Purpose of the flight and payload description

The High Altitude Shuttle System (HASS) is a lifting body-shaped gliding unmanned aerial system developed by Near Space Corporation aimed to carry new technologies to high altitude for testing and then released to fly back and land in semi-autonomous flight. At left can be seen an image of the HASS in flight (click to enlarge).

Standard HASS platforms can lift payloads of up to 10 kg to altitudes of 28 km for flights of up to six hours. Non-standard options include higher altitudes and longer flight durations. For HASS, the primary payload bay is comprised of the center section of the Shuttle with payload attachment and access provided through its bottom hatch. This composite payload tray/hatch serves as the 'framework' onto which the payload is mounted. The standard HASS avionics suite is mounted on the forward part of the tray just prior to launch. All other real estate on the payload tray is available for primary payload use within the enclosed physical constraints of the Shuttle center-body, the 10 kg maximum payload weight limit, and specified center of gravity constraints.
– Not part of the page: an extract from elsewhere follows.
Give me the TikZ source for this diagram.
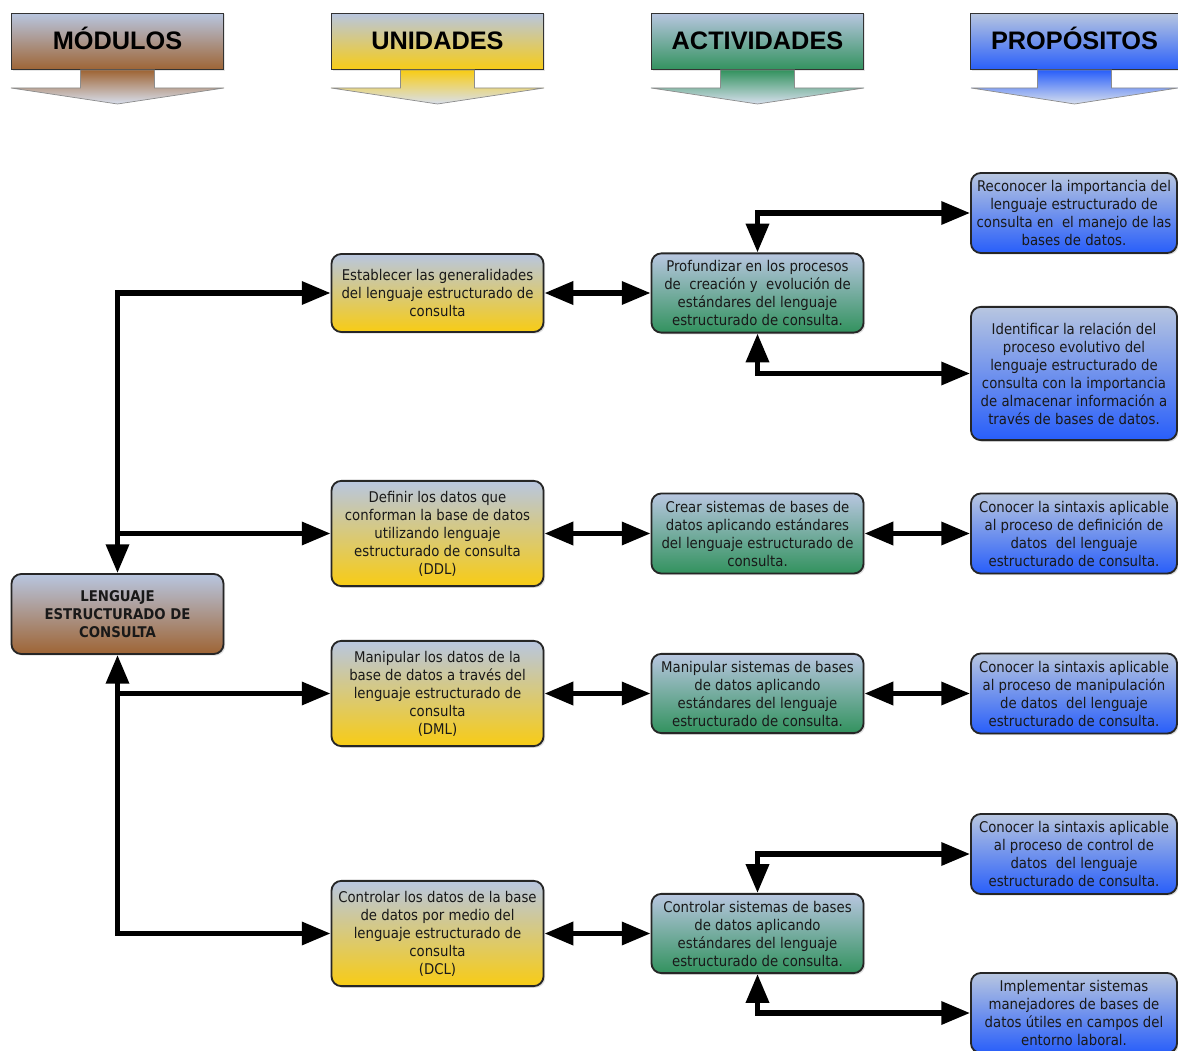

The HASS semi-autonomously can return payloads to pre-specified landing sites, allowing payloads to be rapidly turned around and reused in reflights. Other caracteristics of the platform are an enhanced flight path control from release thru landing, iterative payload changes between frequent, high altitude flight tests and high quality reduced gravity parabolic flights. Combining HASS with NSC's Tactical Balloon Launch System (TBLS) is also possible to launch the glider under a balloon in winds up to 30 knots with a minimal crew of 2 or 3 persons from remote sites.

In this flight, HASS was integrated with a payload developed by the Federal Aviation Administration (FAA) aimed to evaluate how the equipment could help the FAA detect and track commercial spacecraft entering the National Air Space, as it descends from space.

The test was conducted by Near Space Corporation, under the first FAA Unmanned Aircraft System (UAS) test site for UAS high-altitude Certificate of Authorization, COA. With that flight, NSC became the first commercial suborbital space company to conduct a flight test under the agency's UAS rules.

Details of the balloon flight

Balloon launched on: 10/3/2016
Launch site: Naval Air Station Tillamook, Oregon, US  
Balloon launched by: Near Space Corporation (NSC)
Balloon manufacturer/size/composition: Zero Pressure Balloon  
End of flight (L for landing time, W for last contact, otherwise termination time): 10/3/2016

The balloon was launched on October 3, 2016 from Tillamook, Oregon and after the system reached 70,000 feet altitude, the HASS drone was released simulating a winged spacecraft's entry into FAA Class A controlled airspace. The descent back to the launch site lasted slightly over 30 minutes, and was followed by the FAA using the new surveillance technology. The agency tracked the HASS drone from its Seattle Air Traffic Control Center and was observed by agency personnel at the FAA's Office of Commercial Space Transportation in its Washington DC offices.